With my business I found a lot of marketing methods that worked in this way. For more information on successful marketing techniques for the cleaning industry email us to request my 22 page special report “Ten Proven Techniques Every Cleaning Company Should Know About Marketing Their Business in a Down Economy”, FREE for a limited time to newsletter subscribers.
Release Control of Your Business. Once you have gotten the first four steps down pat, your business is ready for growth. All you need to do is release control a little at a time until you have achieved your goals.
Your path for releasing control of your business will be dependant on your specific situation.
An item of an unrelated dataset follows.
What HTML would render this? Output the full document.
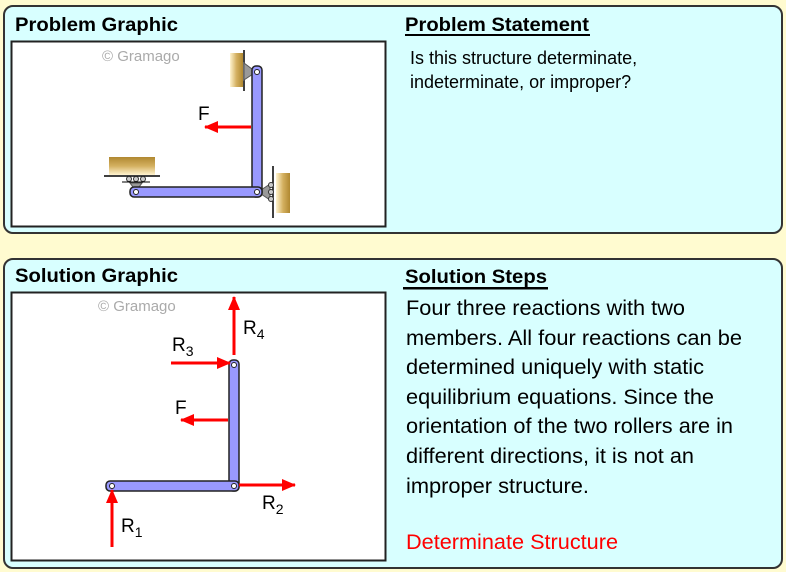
<!DOCTYPE html>
<html><head><meta charset="utf-8"><style>
html,body{margin:0;padding:0;background:#fffbd0;}
svg{display:block;font-family:"Liberation Sans",Arial,sans-serif;}
</style></head><body>
<svg width="786" height="572" viewBox="0 0 786 572" xmlns="http://www.w3.org/2000/svg">
<defs>
<linearGradient id="wood" x1="0" y1="0" x2="1" y2="0"><stop offset="0" stop-color="#fff4d0"/><stop offset="0.5" stop-color="#d4b060"/><stop offset="1" stop-color="#b08830"/></linearGradient>
<linearGradient id="woodv" x1="0" y1="0" x2="0" y2="1"><stop offset="0" stop-color="#b08830"/><stop offset="0.5" stop-color="#d4b060"/><stop offset="1" stop-color="#fff4d0"/></linearGradient>
<marker id="ah" markerWidth="14" markerHeight="12" refX="13" refY="6" orient="auto" markerUnits="userSpaceOnUse"><path d="M0,0 L14,6 L0,12 z" fill="#f00"/></marker>
</defs>
<rect width="786" height="572" fill="#fffbd0"/>
<rect x="4" y="6" width="778" height="227" rx="9" fill="#d8ffff" stroke="#333" stroke-width="2"/>
<rect x="4" y="259" width="778" height="309" rx="9" fill="#d8ffff" stroke="#333" stroke-width="2"/>
<rect x="11.5" y="41.5" width="374" height="185" fill="#fff" stroke="#222" stroke-width="2"/>
<rect x="11.5" y="292.5" width="374" height="268" fill="#fff" stroke="#222" stroke-width="2"/>
<g font-weight="bold" font-size="19.5" fill="#000" lengthAdjust="spacingAndGlyphs">
<text x="15" y="31" textLength="163" lengthAdjust="spacingAndGlyphs">Problem Graphic</text>
<text x="15" y="282" textLength="163" lengthAdjust="spacingAndGlyphs">Solution Graphic</text>
<text x="405" y="31" textLength="184" lengthAdjust="spacingAndGlyphs">Problem Statement</text>
<text x="405" y="283" textLength="142" lengthAdjust="spacingAndGlyphs">Solution Steps</text>
</g>
<rect x="405" y="34" width="185" height="2" fill="#000"/>
<rect x="403" y="287" width="145" height="2.5" fill="#000"/>
<g font-size="18" fill="#000">
<text x="410" y="64">Is this structure determinate,</text>
<text x="410" y="88">indeterminate, or improper?</text>
</g>
<g font-size="21" fill="#000">
<text x="406" y="315" textLength="279" lengthAdjust="spacingAndGlyphs">Four three reactions with two</text>
<text x="406" y="345" textLength="336" lengthAdjust="spacingAndGlyphs">members. All four reactions can be</text>
<text x="406" y="374" textLength="298" lengthAdjust="spacingAndGlyphs">determined uniquely with static</text>
<text x="406" y="404" textLength="308" lengthAdjust="spacingAndGlyphs">equilibrium equations. Since the</text>
<text x="406" y="433" textLength="327" lengthAdjust="spacingAndGlyphs">orientation of the two rollers are in</text>
<text x="406" y="463" textLength="288" lengthAdjust="spacingAndGlyphs">different directions, it is not an</text>
<text x="406" y="493" textLength="183" lengthAdjust="spacingAndGlyphs">improper structure.</text>
<text x="406" y="549" fill="#f00" textLength="212" lengthAdjust="spacingAndGlyphs">Determinate Structure</text>
</g>
<g font-size="15" fill="#aaa"><text x="102" y="61">© Gramago</text><text x="98" y="311">© Gramago</text></g>

<!-- problem graphic -->
<rect x="230" y="53" width="13" height="34" fill="url(#wood)"/>
<line x1="244" y1="50" x2="244" y2="91" stroke="#000" stroke-width="1.5"/>
<path d="M244,63 L256,72 L244,80 z" fill="#999" stroke="#555"/>
<rect x="276" y="173" width="14" height="40" fill="url(#wood)"/>
<line x1="273" y1="166" x2="273" y2="218" stroke="#000" stroke-width="1.5"/>
<path d="M258,192 L270,184 L270,200 z" fill="#999" stroke="#555"/>
<circle cx="271" cy="185" r="2.5" fill="#ccc" stroke="#333"/><circle cx="271" cy="192" r="2.5" fill="#ccc" stroke="#333"/><circle cx="271" cy="199" r="2.5" fill="#ccc" stroke="#333"/>
<rect x="109" y="157" width="46" height="18" fill="url(#woodv)"/>
<line x1="104" y1="176" x2="160" y2="176" stroke="#000" stroke-width="1.5"/>
<circle cx="129" cy="179" r="2.5" fill="#ccc" stroke="#333"/><circle cx="136" cy="179" r="2.5" fill="#ccc" stroke="#333"/><circle cx="143" cy="179" r="2.5" fill="#ccc" stroke="#333"/>
<line x1="122" y1="182" x2="150" y2="182" stroke="#000"/>
<path d="M130,183 L142,183 L136,191 z" fill="#999" stroke="#555"/>
<rect x="252" y="66" width="10" height="131" rx="4" fill="#9999ff" stroke="#222" stroke-width="1.5"/>
<rect x="130" y="187" width="132" height="10" rx="4" fill="#9999ff" stroke="#222" stroke-width="1.5"/>
<g fill="#fff" stroke="#222"><circle cx="257" cy="72" r="2.5"/><circle cx="136" cy="192" r="2.5"/><circle cx="257" cy="192" r="2.5"/></g>
<line x1="251" y1="127" x2="205" y2="127" stroke="#f00" stroke-width="3" marker-end="url(#ah)"/>
<text x="198" y="120" font-size="19">F</text>

<!-- solution graphic -->
<rect x="229" y="360" width="10" height="131" rx="4" fill="#9999ff" stroke="#222" stroke-width="1.5"/>
<rect x="106" y="481" width="133" height="10" rx="4" fill="#9999ff" stroke="#222" stroke-width="1.5"/>
<g fill="#fff" stroke="#222"><circle cx="234" cy="365" r="2.5"/><circle cx="112" cy="486" r="2.5"/><circle cx="234" cy="486" r="2.5"/></g>
<g stroke="#f00" stroke-width="3">
<line x1="234" y1="355" x2="234" y2="297" marker-end="url(#ah)"/>
<line x1="171" y1="363" x2="230" y2="363" marker-end="url(#ah)"/>
<line x1="228" y1="420" x2="181" y2="420" marker-end="url(#ah)"/>
<line x1="239" y1="485" x2="295" y2="485" marker-end="url(#ah)"/>
<line x1="112" y1="547" x2="112" y2="490" marker-end="url(#ah)"/>
</g>
<g font-size="19">
<text x="243" y="334">R<tspan font-size="14" dy="5">4</tspan></text>
<text x="172" y="351">R<tspan font-size="14" dy="5">3</tspan></text>
<text x="175" y="414">F</text>
<text x="262" y="509">R<tspan font-size="14" dy="5">2</tspan></text>
<text x="121" y="532">R<tspan font-size="14" dy="5">1</tspan></text>
</g>
</svg>
</body></html>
But, in my situation, this was a gradual process that began with giving some key employees minor management tasks (and responsibility that they appreciated), then hiring a part-time manager, slowly increasing the hours of the part-time manager, and then ultimately hiring a full-time manager. As for my time off, I started with taking Mondays off, because that was a slow day, then working from home a couple of days a week, to working from home every day of the week; leaving all daily operations tasks to the manager. I found that with accomplishing the first four steps there were now tools available for anyone that I gave a little training to, to run the business just as I would myself. Releasing control of my business in stages instead of all at once, was mostly about waiting to hire help as the business could afford it.
Even if everything is primed and ready, releasing control can be difficult for some people; just remember that people will not take over tasks in your business that you are already doing, or are likely to come back and re-do.
Well, that’s the story of how I became and absentee owner of my business, and how you can do it to. Good Luck. I know that you can do it.